Task to complete
Start at the top of the records and, please, print each line exactly through the line that contains "const yTitle = 'Average\nLatency (μs)';", leaving out all pictures.
Start of Given records
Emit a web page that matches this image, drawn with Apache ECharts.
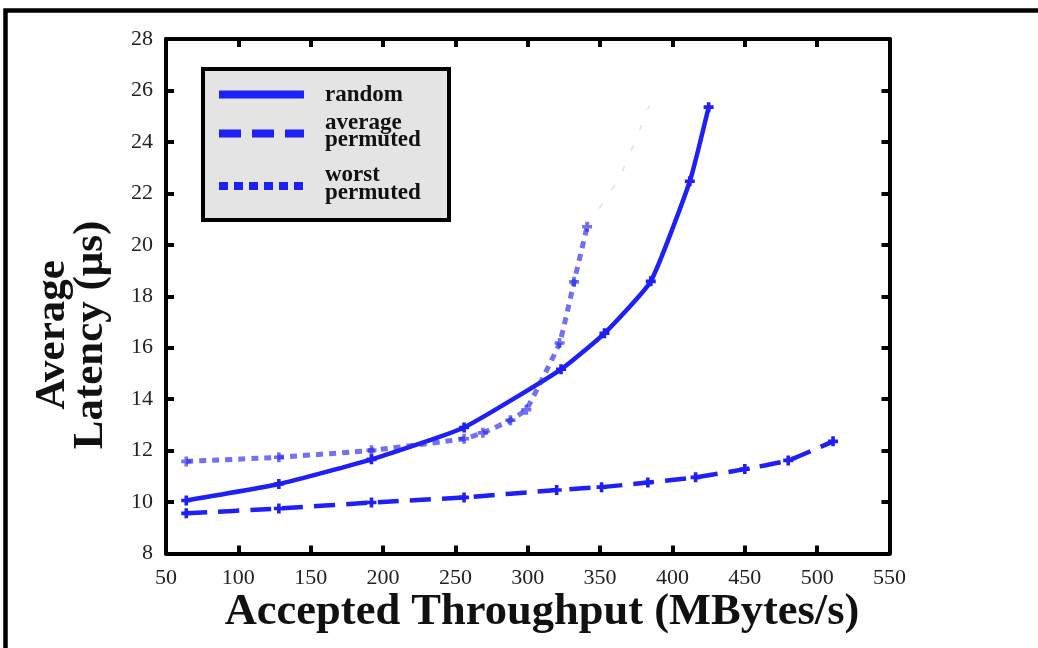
<!DOCTYPE html>
<html>
<head>
<meta charset="utf-8">
<script src="https://cdn.jsdelivr.net/npm/echarts@6/dist/echarts.min.js"></script>
<style>
html,body{margin:0;padding:0;background:#fff;}
#chart{width:1038px;height:648px;}
</style>
</head>
<body>
<div id="chart"></div>
<script>
// ---- data ----
const xMin = 50, xMax = 550, xStep = 50;
const yMin = 8, yMax = 28, yStep = 2;

const seriesNames = ['random', 'average\npermuted', 'worst\npermuted'];

const randomX = [64, 128, 192, 256, 323, 353, 385, 412, 425];
const randomY = [10.06, 10.7, 11.66, 12.9, 15.16, 16.56, 18.58, 22.47, 25.35];

const avgX = [64, 128, 192, 256, 320, 351, 383, 416, 450, 480, 511];
const avgY = [9.56, 9.75, 9.98, 10.18, 10.47, 10.58, 10.76, 10.96, 11.28, 11.62, 12.36];

const worstX = [64, 128, 192, 256, 269, 288, 299, 322, 332, 341];
const worstY = [11.58, 11.74, 12.01, 12.46, 12.69, 13.18, 13.59, 16.18, 18.56, 20.7];

// faint (barely printed) continuation of the worst-permuted curve
const worstFaintX = [341, 364, 384];
const worstFaintY = [20.7, 22.7, 25.4];

const xTitle = 'Accepted Throughput (MBytes/s)';
const yTitle = 'Average\nLatency (μs)';

// ---- build ----
const zip = (xs, ys) => xs.map((x, i) => [x, ys[i]]);
const BLUE = '#1f1ff8';
const LIGHT = 'rgba(40,40,240,0.66)';
const plus = 'path://M3.2,0H6.8V3.2H10V6.8H6.8V10H3.2V6.8H0V3.2H3.2Z';
const SERIF = '"Liberation Serif", "DejaVu Serif", serif';

const axisCommon = {
  type: 'value',
  axisLine: {show: true, lineStyle: {color: '#000', width: 4}},
  axisTick: {show: true, inside: true, length: 8, lineStyle: {color: '#000', width: 4}},
  splitLine: {show: false}
};

const chart = echarts.init(document.getElementById('chart'), null, {renderer: 'canvas'});
chart.setOption({
  animation: false,
  backgroundColor: '#fff',
  grid: {left: 166, right: 148.5, top: 39, bottom: 94.5},
  xAxis: [
    Object.assign({}, axisCommon, {
      min: xMin, max: xMax, interval: xStep, position: 'bottom',
      axisLabel: {margin: 14, color: '#222', fontFamily: SERIF, fontSize: 22}
    }),
    Object.assign({}, axisCommon, {
      min: xMin, max: xMax, interval: xStep, position: 'top',
      axisLabel: {show: false}
    })
  ],
  yAxis: [
    Object.assign({}, axisCommon, {
      min: yMin, max: yMax, interval: yStep, position: 'left',
      axisLabel: {margin: 13, color: '#222', fontFamily: SERIF, fontSize: 22}
    }),
    Object.assign({}, axisCommon, {
      min: yMin, max: yMax, interval: yStep, position: 'right',
      axisLabel: {show: false}
    })
  ],
  series: [
    {
      name: seriesNames[0], type: 'line', data: zip(randomX, randomY),
      smooth: 0.15, symbol: plus, symbolSize: 10,
      lineStyle: {color: BLUE, width: 4.5}, itemStyle: {color: BLUE}
    },
    {
      name: seriesNames[1], type: 'line', data: zip(avgX, avgY),
      smooth: 0.15, symbol: plus, symbolSize: 10,
      lineStyle: {color: BLUE, width: 4.5, type: [21, 11]}, itemStyle: {color: BLUE}
    },
    {
      name: seriesNames[2], type: 'line', data: zip(worstX, worstY),
      smooth: 0.1, symbol: plus, symbolSize: 10,
      lineStyle: {color: LIGHT, width: 5, type: [7, 6]}, itemStyle: {color: LIGHT}
    },
    {
      name: 'faint', type: 'line', data: zip(worstFaintX, worstFaintY),
      smooth: 0.2, showSymbol: false,
      lineStyle: {color: 'rgba(40,40,240,0.12)', width: 2, type: [6, 16]}
    }
  ],
  graphic: [
    // outer frame
    {type: 'rect', silent: true, z: 100,
     shape: {x: 5.5, y: 10.5, width: 1200, height: 800},
     style: {fill: 'none', stroke: '#000', lineWidth: 4.5}},
    // legend box
    {type: 'rect', z: 100, shape: {x: 203, y: 69, width: 246, height: 151},
     style: {fill: '#e4e4e4', stroke: '#000', lineWidth: 4}},
    {type: 'line', z: 101, shape: {x1: 219, y1: 94.5, x2: 304, y2: 94.5},
     style: {stroke: BLUE, lineWidth: 8}},
    {type: 'line', z: 101, shape: {x1: 219, y1: 133.5, x2: 304, y2: 133.5},
     style: {stroke: BLUE, lineWidth: 8, lineDash: [22, 11]}},
    {type: 'line', z: 101, shape: {x1: 219, y1: 186, x2: 304, y2: 186},
     style: {stroke: BLUE, lineWidth: 8, lineDash: [9, 6]}},
    {type: 'text', z: 101, x: 325, y: 95,
     style: {text: 'random', font: 'bold 23px ' + SERIF, fill: '#111', textVerticalAlign: 'middle'}},
    {type: 'text', z: 101, x: 325, y: 132,
     style: {text: seriesNames[1], font: 'bold 23px ' + SERIF, fill: '#111', textVerticalAlign: 'middle', lineHeight: 17}},
    {type: 'text', z: 101, x: 325, y: 184,
     style: {text: seriesNames[2], font: 'bold 23px ' + SERIF, fill: '#111', textVerticalAlign: 'middle', lineHeight: 18}},
    // axis titles
    {type: 'text', z: 101, x: 542, y: 612,
     style: {text: xTitle, font: 'bold 44.5px ' + SERIF, fill: '#111', textAlign: 'center', textVerticalAlign: 'middle'}},
    {type: 'text', z: 101, x: 72, y: 335, rotation: Math.PI / 2,
     style: {text: yTitle, font: 'bold 43px ' + SERIF, fill: '#111', textAlign: 'center', textVerticalAlign: 'middle', lineHeight: 38}}
  ]
});
</script>
</body>
</html>
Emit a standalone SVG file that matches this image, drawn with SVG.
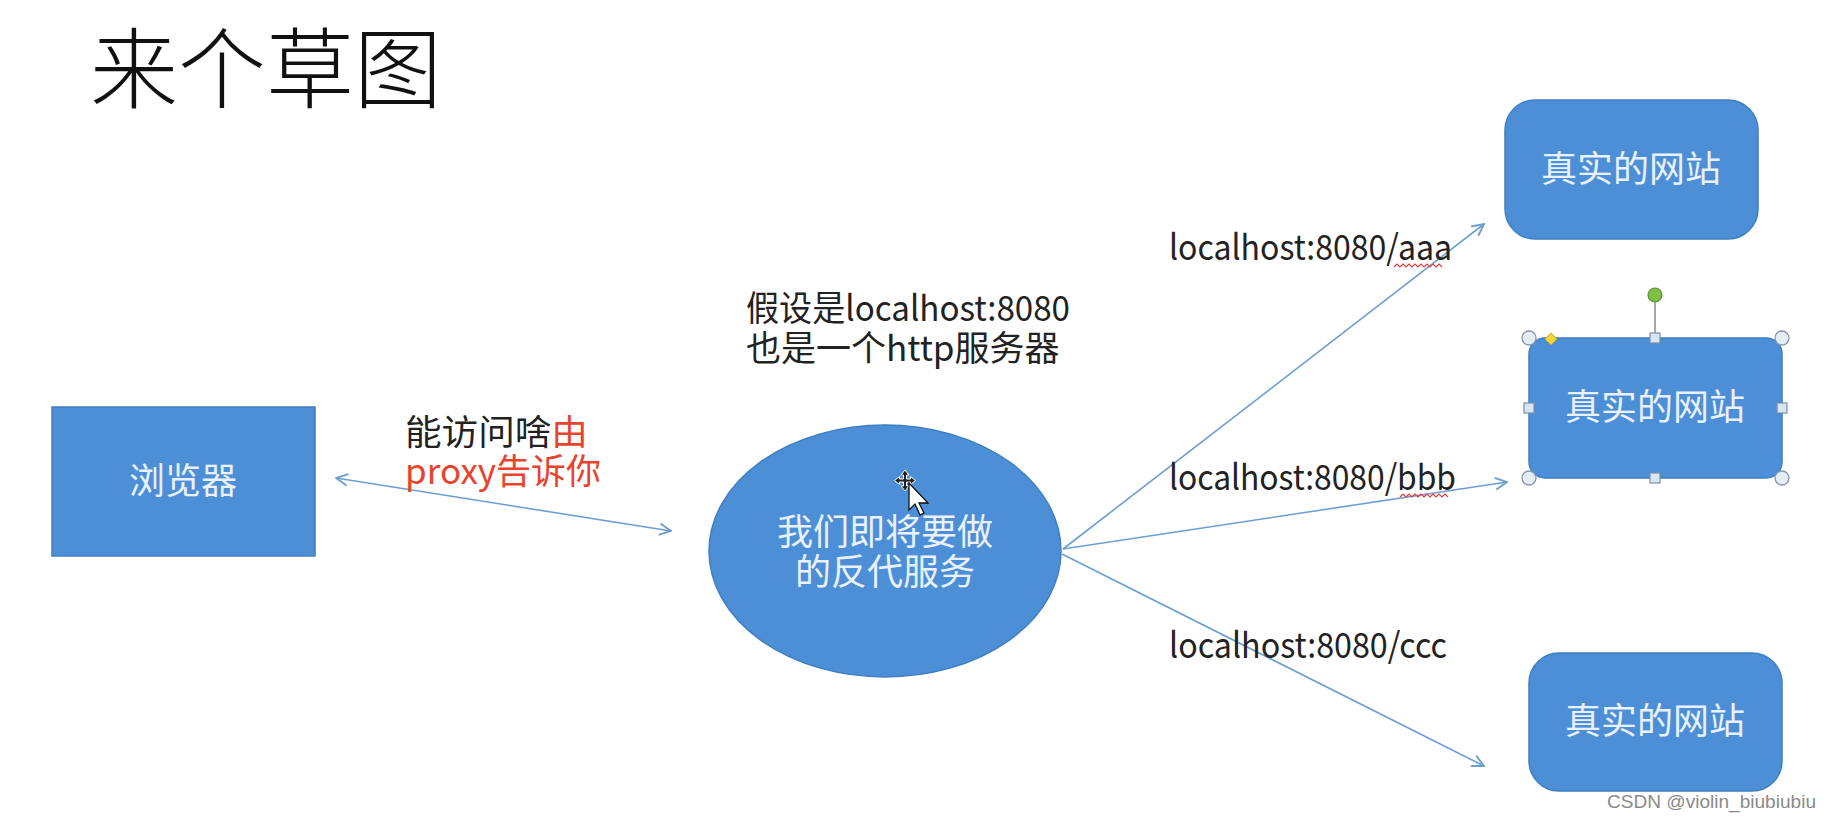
<svg xmlns="http://www.w3.org/2000/svg" width="1829" height="819" viewBox="0 0 1829 819">
<defs>
<style>
.t{font-family:"Noto Sans CJK SC","Noto Sans",sans-serif;}
.dark{fill:#222;font-size:35px;}
.red{fill:#e8432d;}
.wt{fill:#e9f1fb;font-size:36px;}
.box{fill:#4d8fd7;stroke:#3f7fc2;stroke-width:1.5;}
.conn{stroke:#6c9ed3;stroke-width:1.6;fill:none;}
.sq{fill:none;stroke:#e04040;stroke-width:1.2;}
.hc{fill:#e6edf4;stroke:#8797a8;stroke-width:1.3;}
.hs{fill:#d8e6f3;stroke:#7d8fa2;stroke-width:1.2;}
</style>
<marker id="ah" viewBox="0 0 12 12" refX="11" refY="6" markerWidth="14" markerHeight="14" markerUnits="userSpaceOnUse" orient="auto-start-reverse">
<path d="M1,1 L11,6 L1,11" fill="none" stroke="#6c9ed3" stroke-width="1.6"/>
</marker>
</defs>
<rect width="1829" height="819" fill="#ffffff"/>

<text x="90" y="101" class="t" font-size="88" fill="#111" font-weight="300" font-family="&quot;Noto Sans CJK SC&quot;,serif">来个草图</text>

<g id="connectors">
<line class="conn" x1="336" y1="478" x2="671" y2="531" marker-start="url(#ah)" marker-end="url(#ah)"/>
<line class="conn" x1="1063" y1="549" x2="1484" y2="224" marker-end="url(#ah)"/>
<line class="conn" x1="1063" y1="549" x2="1507" y2="482" marker-end="url(#ah)"/>
<line class="conn" x1="1062" y1="554" x2="1484" y2="766" marker-end="url(#ah)"/>
</g>

<g id="browser">
<rect x="52" y="407" width="263" height="149" class="box"/>
<text x="183" y="494" class="t wt" text-anchor="middle">浏览器</text>
</g>

<g id="label-browser">
<text x="405" y="445" class="t dark" textLength="183" lengthAdjust="spacingAndGlyphs">能访问啥<tspan class="red">由</tspan></text>
<text x="405" y="484" class="t dark red">proxy告诉你</text>
</g>

<g id="label-proxy">
<text x="746" y="321" class="t dark" textLength="324" lengthAdjust="spacingAndGlyphs">假设是localhost:8080</text>
<text x="746" y="361" class="t dark">也是一个http服务器</text>
</g>

<g id="proxy">
<ellipse cx="885" cy="551" rx="176" ry="126" class="box"/>
<text x="885" y="545" class="t wt" text-anchor="middle">我们即将要做</text>
<text x="885" y="585" class="t wt" text-anchor="middle">的反代服务</text>
<g id="cursor">
<path d="M905,470 l4,5 h-2.5 v4 h4 v-2.5 l5,4 l-5,4 v-2.5 h-4 v4 h2.5 l-4,5 l-4,-5 h2.5 v-4 h-4 v2.5 l-5,-4 l5,-4 v2.5 h4 v-4 h-2.5 z" fill="#222" stroke="#fff" stroke-width="1"/>
<path d="M909,483 v27 l6,-6 l5,11 l4,-2 l-5,-10 h9 z" fill="#fff" stroke="#111" stroke-width="1.3"/>
</g>
</g>

<g id="label-aaa">
<text x="1169" y="260" class="t dark" textLength="283" lengthAdjust="spacingAndGlyphs">localhost:8080/aaa</text>
<path class="sq" d="M1394,267 l3,-3 l3,3 l3,-3 l3,3 l3,-3 l3,3 l3,-3 l3,3 l3,-3 l3,3 l3,-3 l3,3 l3,-3 l3,3 l3,-3 l3,3"/>
</g>
<g id="label-bbb">
<text x="1169" y="490" class="t dark" textLength="287" lengthAdjust="spacingAndGlyphs">localhost:8080/bbb</text>
<path class="sq" d="M1400,497 l3,-3 l3,3 l3,-3 l3,3 l3,-3 l3,3 l3,-3 l3,3 l3,-3 l3,3 l3,-3 l3,3 l3,-3 l3,3 l3,-3 l3,3"/>
</g>
<g id="label-ccc">
<text x="1169" y="658" class="t dark" textLength="278" lengthAdjust="spacingAndGlyphs">localhost:8080/ccc</text>
</g>

<g id="site1">
<rect x="1505" y="100" width="253" height="139" rx="30" class="box"/>
<text x="1631" y="182" class="t wt" text-anchor="middle">真实的网站</text>
</g>

<g id="site2">
<rect x="1529" y="338" width="253" height="140" rx="16" class="box"/>
<text x="1655" y="420" class="t wt" text-anchor="middle">真实的网站</text>
<line x1="1655" y1="302" x2="1655" y2="333" stroke="#8a8a8a" stroke-width="1.5"/>
<circle cx="1655" cy="295" r="7" fill="#7dc043" stroke="#5f8f3c" stroke-width="1.2"/>
<circle cx="1529" cy="338" r="7" class="hc"/>
<circle cx="1782" cy="338" r="7" class="hc"/>
<circle cx="1529" cy="478" r="7" class="hc"/>
<circle cx="1782" cy="478" r="7" class="hc"/>
<rect x="1650" y="333" width="10" height="10" class="hs"/>
<rect x="1650" y="473" width="10" height="10" class="hs"/>
<rect x="1524" y="403" width="10" height="10" class="hs"/>
<rect x="1777" y="403" width="10" height="10" class="hs"/>
<path d="M1551,333 l6,6 l-6,6 l-6,-6 z" fill="#f4d23c" stroke="#c9a826" stroke-width="1"/>
</g>

<g id="site3">
<rect x="1529" y="653" width="253" height="138" rx="30" class="box"/>
<text x="1655" y="734" class="t wt" text-anchor="middle">真实的网站</text>
</g>

<text x="1607" y="808" font-family="'Liberation Sans',sans-serif" font-size="18" fill="#8a8a8a" textLength="209" lengthAdjust="spacingAndGlyphs">CSDN @violin_biubiubiu</text>
</svg>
End of Given records
Solution for this task
Emit a web page that matches this image, drawn with Apache ECharts.
<!DOCTYPE html>
<html>
<head>
<meta charset="utf-8">
<script src="https://cdn.jsdelivr.net/npm/echarts@6/dist/echarts.min.js"></script>
<style>
html,body{margin:0;padding:0;background:#fff;}
#chart{width:1038px;height:648px;}
</style>
</head>
<body>
<div id="chart"></div>
<script>
// ---- data ----
const xMin = 50, xMax = 550, xStep = 50;
const yMin = 8, yMax = 28, yStep = 2;

const seriesNames = ['random', 'average\npermuted', 'worst\npermuted'];

const randomX = [64, 128, 192, 256, 323, 353, 385, 412, 425];
const randomY = [10.06, 10.7, 11.66, 12.9, 15.16, 16.56, 18.58, 22.47, 25.35];

const avgX = [64, 128, 192, 256, 320, 351, 383, 416, 450, 480, 511];
const avgY = [9.56, 9.75, 9.98, 10.18, 10.47, 10.58, 10.76, 10.96, 11.28, 11.62, 12.36];

const worstX = [64, 128, 192, 256, 269, 288, 299, 322, 332, 341];
const worstY = [11.58, 11.74, 12.01, 12.46, 12.69, 13.18, 13.59, 16.18, 18.56, 20.7];

// faint (barely printed) continuation of the worst-permuted curve
const worstFaintX = [341, 364, 384];
const worstFaintY = [20.7, 22.7, 25.4];

const xTitle = 'Accepted Throughput (MBytes/s)';
const yTitle = 'Average\nLatency (μs)';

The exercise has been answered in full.